Breaking things down is often a useful thought exercise, whether it’s further subdividing the beat to better understand the groove, or analyzing how a classic walking bass part follows a chord progression. So let’s break it all the way down. Let’s consider a single note.

We don’t often think of a note on its own. Instead, we play songs and practice scales and phrases; we create bass lines and grooves and countermelodies. All of these are about how multiple notes fit together to form a musical statement. So what about a single note? What is it, really? Here are a few ways of looking at it.

A note is an indivisible sonic morsel, an audible event that occurs at a specific point in time.

A note is a molecule of music, the smallest fundamental unit that can take part in the chemical reaction that is musical creation and performance. It’s made up of such atomic elements as pitch, timbre, duration, and dynamic shape. Its precise placement in time is an essential attribute.

A note is a vibration, set off by fingers striking strings, or a pick stroke, thumb thump, or finger pluck. Multiplied by infinite dynamic and expressive variations, these different approaches to initiating vibration comprise a palette of artistic choices used to paint a musical moment. That moment becomes more meaningful in the context of the other events occuring in that particular slice of time—the vertical view—as well as what comes before and after—the horizontal view.

“Fortunately, our brains are well equipped for both processing tremendous amounts of data and using it to make countless, practically instantaneous decisions.”

The attack is just the beginning; a note also has a middle and an end. The shape of the note over time is the middle—short or long, loud or soft, perhaps pitch bend or vibrato. And where you place the end of the note can also be a crucial groove maneuver. Does the note sustain and eventually fade? Is it right up against the next note in a connected phrase? Do you stop it right when the snare drum hits on 2 and 4, creating an audible yet transient void that helps unify the bass and drum rhythms?

For each note we play, we make a range of decisions: Where to start and when to stop it, what pitch and in which register, which scale degree or chord tone of the currently happening harmony, where we’re coming from and where we’re going. Then there’s where on the instrument we attack the strings and how that affects the tone, from an articulate bridge sound, to a rounder, tubbier tone moving toward the neck.

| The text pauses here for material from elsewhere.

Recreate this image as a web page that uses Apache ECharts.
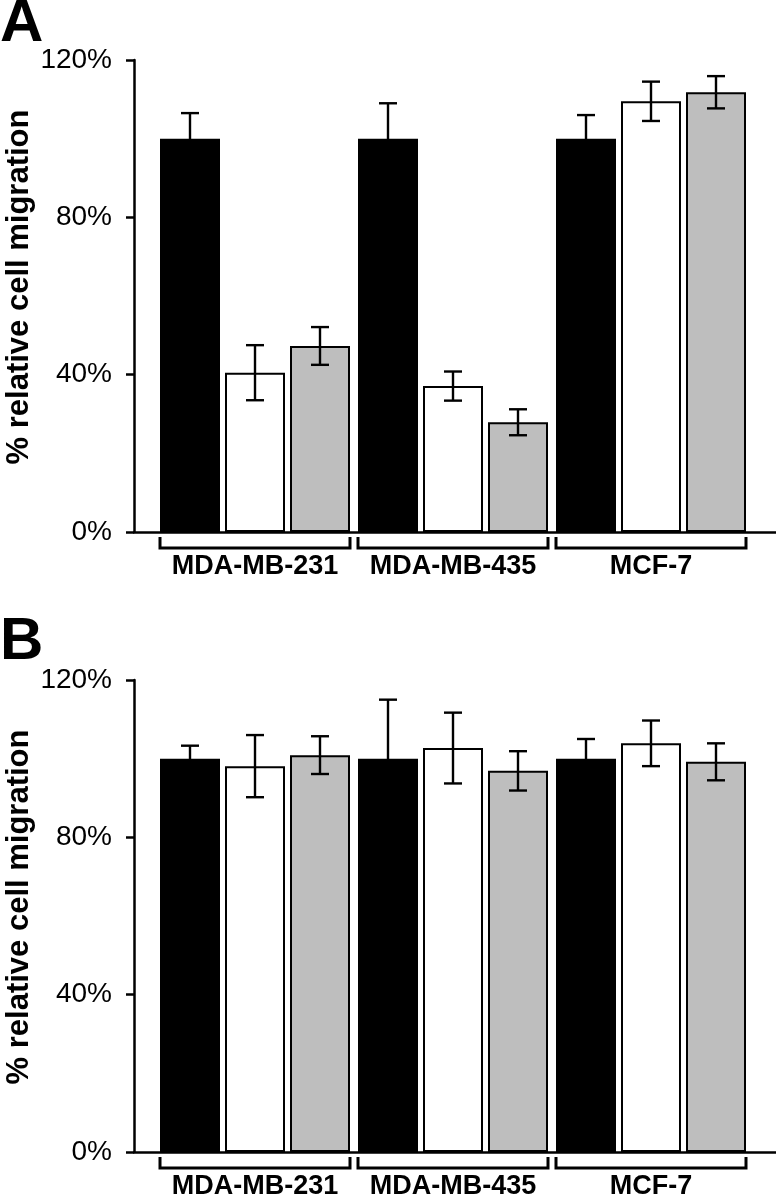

The multitude of choices embodied in each note all affect what’s going on in the larger musical environment. Fortunately, our brains are well equipped for both processing tremendous amounts of data and using it to make countless, practically instantaneous decisions. We may not think about one note at a time; we might, for example, think about the dynamic shape of a phrase rather than each individual note. But behind the scenes, our brain is doing it all at both the macro and micro level.

That’s one reason playing music is such a good brain workout. Years of practice, knowledge, and experience are coded into our synapses, along with motor memory, a refined and sensitive ear, and an understanding of harmony.

And that’s why the most important ingredient in creating and expressing a note is you. You’re the one making those split-second choices about which pitch to play at each instant, and with what kind of attack, dynamics, and feel. Your entire life bears on these choices, from all the music that has influenced you, to how you’ve chosen to practice, to your relationship with the material you’re playing today. Even your personality or how you feel are a part of it. Are you feeling solid and confident or timid and tentative? Are you generous and supportive of others onstage and off? Do you have something to prove? There are many factors you could consider. Most of them are specific to you.

You get to decide how the music comes through you. You are the one choosing the properties of each musical molecule in the chemical compound. It is you and your interactions with your musical partners that catalyze these reactions to create something new, unique, and beautiful. And that is something worth taking note of.